Apart from this kind of writing, I write a lot of fiction and this requires that you can get into someone else’s head so that you can write about their experience , allowing someone else to read about it. This is good practice for trying to understand students because it requires you to take that step back, make your head fit a different brain and be honest about how authentically you’re capturing that other perspective.
Of course, this is going to be hard to do with the ‘average’ student because, by many definitions, I’m not. I am one of the ones who passed their Bachelors, a Masters and then a PhD. Even making it through first year sets me apart from some of my students.
Rather than talk about my Uni, which most you wouldn’t know at all, I’ll talk about Stanford. Rough figures indicate that Stanford matriculates about 7000 undergraduates a year. They produce roughly 700 PhD students a year as well.
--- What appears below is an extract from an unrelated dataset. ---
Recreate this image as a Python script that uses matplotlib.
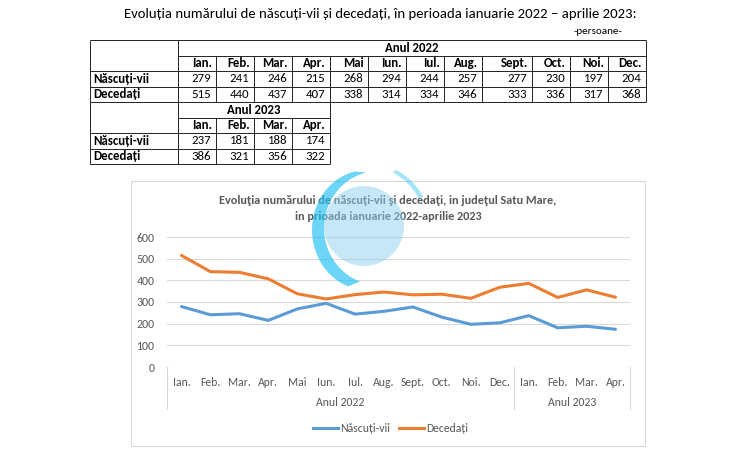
import matplotlib
matplotlib.use("Agg")
import matplotlib.pyplot as plt
from matplotlib.patches import Rectangle, Circle, Polygon
import numpy as np

plt.rcParams['font.family'] = ['Carlito', 'Lato', 'DejaVu Sans']

# ---------------- data ----------------
months_2022 = ['Ian.', 'Feb.', 'Mar.', 'Apr.', 'Mai', 'Iun.', 'Iul.', 'Aug.', 'Sept.', 'Oct.', 'Noi.', 'Dec.']
months_2023 = ['Ian.', 'Feb.', 'Mar.', 'Apr.']
nascuti_2022 = [279, 241, 246, 215, 268, 294, 244, 257, 277, 230, 197, 204]
decedati_2022 = [515, 440, 437, 407, 338, 314, 334, 346, 333, 336, 317, 368]
nascuti_2023 = [237, 181, 188, 174]
decedati_2023 = [386, 321, 356, 322]
series_names = ['Născuți-vii', 'Decedați']
year_labels = ['Anul 2022', 'Anul 2023']
y_ticks = [0, 100, 200, 300, 400, 500, 600]

W, H = 735, 459
fig = plt.figure(figsize=(W / 100, H / 100), dpi=100)
fig.patch.set_facecolor('white')

bg = fig.add_axes([0, 0, 1, 1])
bg.set_xlim(0, W)
bg.set_ylim(H, 0)
bg.axis('off')

# ---------------- page title ----------------
bg.text(380, 14, 'Evoluția numărului de născuți-vii și decedați, în perioada ianuarie 2022 – aprilie 2023:',
        ha='center', va='center', fontsize=10.6, color='black')
bg.text(622, 31, '-persoane-', ha='right', va='center', fontsize=8, color='black')

# ---------------- table ----------------
tc = '#222222'
tlw = 0.7
cols = [178, 216, 254, 292, 330, 368, 406, 444, 482, 532, 570, 608, 646]
rows = [40, 55.5, 71, 86.5, 102, 117.5, 133, 148.5, 164]
xl = 90
fs_t = 9.3

def hline(y, x0, x1):
    bg.plot([x0, x1], [y, y], color=tc, lw=tlw, solid_capstyle='butt')

def vline(x, y0, y1):
    bg.plot([x, x], [y0, y1], color=tc, lw=tlw, solid_capstyle='butt')

# block 2022
hline(rows[0], xl, cols[-1])
hline(rows[1], cols[0], cols[-1])
hline(rows[2], xl, cols[-1])
hline(rows[3], xl, cols[-1])
hline(rows[4], xl, cols[-1])
vline(xl, rows[0], rows[4])
vline(cols[0], rows[0], rows[4])
vline(cols[-1], rows[0], rows[4])
for c in cols[1:-1]:
    vline(c, rows[1], rows[4])
# block 2023
n23 = len(months_2023)
hline(rows[5], cols[0], cols[n23])
hline(rows[6], xl, cols[n23])
hline(rows[7], xl, cols[n23])
hline(rows[8], xl, cols[n23])
vline(xl, rows[4], rows[8])
vline(cols[0], rows[4], rows[8])
vline(cols[n23], rows[4], rows[8])
for c in cols[1:n23]:
    vline(c, rows[5], rows[8])

def rowc(i):
    return (rows[i] + rows[i + 1]) / 2

bg.text((cols[0] + cols[-1]) / 2, rowc(0), year_labels[0], ha='center', va='center', fontsize=fs_t, fontweight='bold')
bg.text((cols[0] + cols[n23]) / 2, rowc(4), year_labels[1], ha='center', va='center', fontsize=fs_t, fontweight='bold')
for i, m in enumerate(months_2022):
    bg.text(cols[i + 1] - 4, rowc(1), m, ha='right', va='center', fontsize=fs_t, fontweight='bold')
    bg.text(cols[i + 1] - 5, rowc(2), str(nascuti_2022[i]), ha='right', va='center', fontsize=fs_t)
    bg.text(cols[i + 1] - 5, rowc(3), str(decedati_2022[i]), ha='right', va='center', fontsize=fs_t)
for i, m in enumerate(months_2023):
    bg.text(cols[i + 1] - 4, rowc(5), m, ha='right', va='center', fontsize=fs_t, fontweight='bold')
    bg.text(cols[i + 1] - 5, rowc(6), str(nascuti_2023[i]), ha='right', va='center', fontsize=fs_t)
    bg.text(cols[i + 1] - 5, rowc(7), str(decedati_2023[i]), ha='right', va='center', fontsize=fs_t)
for r0 in (2, 6):
    bg.text(xl + 3, rowc(r0), series_names[0], ha='left', va='center', fontsize=fs_t, fontweight='bold')
    bg.text(xl + 3, rowc(r0 + 1), series_names[1], ha='left', va='center', fontsize=fs_t, fontweight='bold')

# ---------------- chart box ----------------
bg.add_patch(Rectangle((131, 181), 645 - 131, 446 - 181, fill=False, edgecolor='#D9D9D9', lw=0.8))
gray = '#595959'
bg.text(388, 200, 'Evoluţia numărului de născuţi-vii şi decedaţi, in judeţul Satu Mare,',
        ha='center', va='center', fontsize=8.8, fontweight='bold', color=gray)
bg.text(388, 216, 'in prioada ianuarie 2022-aprilie 2023',
        ha='center', va='center', fontsize=8.8, fontweight='bold', color=gray)

# ---------------- data axes ----------------
ax_l, ax_r, ax_t, ax_b = 167, 630, 237, 367
ax = fig.add_axes([ax_l / W, 1 - ax_b / H, (ax_r - ax_l) / W, (ax_b - ax_t) / H])
ax.patch.set_alpha(0)
months_all = months_2022 + months_2023
x = np.arange(len(months_all))
nascuti = nascuti_2022 + nascuti_2023
decedati = decedati_2022 + decedati_2023
ax.set_xlim(-0.5, len(months_all) - 0.5)
ax.set_ylim(0, 600)
for s in ax.spines.values():
    s.set_visible(False)
ax.set_yticks(y_ticks)
ax.set_yticklabels([str(v) for v in y_ticks])
ax.tick_params(axis='y', length=0, pad=9, labelsize=8.6, labelcolor=gray)
ax.set_xticks([])
for v in y_ticks:
    ax.axhline(v, color='#D9D9D9', lw=0.8, zorder=0)
ax.plot(x, nascuti, color='#5B9BD5', lw=2.2, solid_joinstyle='round', solid_capstyle='round', zorder=3)
ax.plot(x, decedati, color='#ED7D31', lw=2.2, solid_joinstyle='round', solid_capstyle='round', zorder=3)

trans = ax.get_xaxis_transform()
axh = ax_b - ax_t
for i, m in enumerate(months_all):
    ax.text(x[i], -15 / axh, m, transform=trans, ha='center', va='center', fontsize=8.5, color=gray, clip_on=False)
n22 = len(months_2022)
for xs in (-0.5, n22 - 0.5, len(months_all) - 0.5):
    ax.plot([xs, xs], [0, -42 / axh], transform=trans, color='#D9D9D9', lw=0.8, clip_on=False)
ax.text((n22 - 1) / 2, -36 / axh, year_labels[0], transform=trans, ha='center', va='center', fontsize=8.5, color=gray, clip_on=False)
ax.text(n22 + (len(months_2023) - 1) / 2, -36 / axh, year_labels[1], transform=trans, ha='center', va='center', fontsize=8.5, color=gray, clip_on=False)

# ---------------- legend ----------------
bg.plot([313, 338], [428, 428], color='#5B9BD5', lw=2.2)
bg.text(340, 428, series_names[0], ha='left', va='center', fontsize=8.5, color=gray)
bg.plot([399, 424], [428, 428], color='#ED7D31', lw=2.2)
bg.text(426, 428, series_names[1], ha='left', va='center', fontsize=8.5, color=gray)

# ---------------- watermark (approximation) ----------------
wm = fig.add_axes([0, 0, 1, 1])
wm.set_xlim(0, W)
wm.set_ylim(H, 0)
wm.axis('off')
wm.patch.set_alpha(0)
wm.add_patch(Circle((364, 226), 40, color='#8fd0ef', alpha=0.5, lw=0))
t1 = np.linspace(np.deg2rad(103), np.deg2rad(250), 70)
outer = np.c_[367 + 55 * np.cos(t1), 230 - 60 * np.sin(t1)]
t2 = np.linspace(np.deg2rad(250), np.deg2rad(103), 70)
inner = np.c_[379 + 55 * np.cos(t2), 228 - 57 * np.sin(t2)]
wm.add_patch(Polygon(np.vstack([outer, inner]), closed=True, color='#1fc0f5', alpha=0.65, lw=0))
t3 = np.linspace(np.deg2rad(62), np.deg2rad(28), 30)
arc_o = np.c_[365 + 66 * np.cos(t3), 228 - 66 * np.sin(t3)]
t4 = t3[::-1]
arc_i = np.c_[363 + 63 * np.cos(t4), 228 - 63 * np.sin(t4)]
wm.add_patch(Polygon(np.vstack([arc_o, arc_i]), closed=True, color='#1fc0f5', alpha=0.4, lw=0))

fig.savefig('out.png', dpi=100, facecolor='white')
So let’s assume (simplistically and inaccurately) that Stanford has a conversion rate of undergrad to PhD of 1 in 10 (I know, I know, transfers, but let’s ignore that.) (At the same time, 34,000 students apply to Stanford and only 2,400 get admitted – about 7%. We’ve already got some fiendish filtering going on.)
So someone who has graduated with a PhD and goes out to teach is, at most, similar in process and end point to 10% of the people who managed to get all the way through. And that’s the best case.
So whenever those of us who have PhDs and are teaching try to think of the student perspective, thinking of our own is not going to really help us, especially for first year, as it is those students who don’t think like us, who may not see our end point and who may not be at the right point yet, who need us to understand them the most.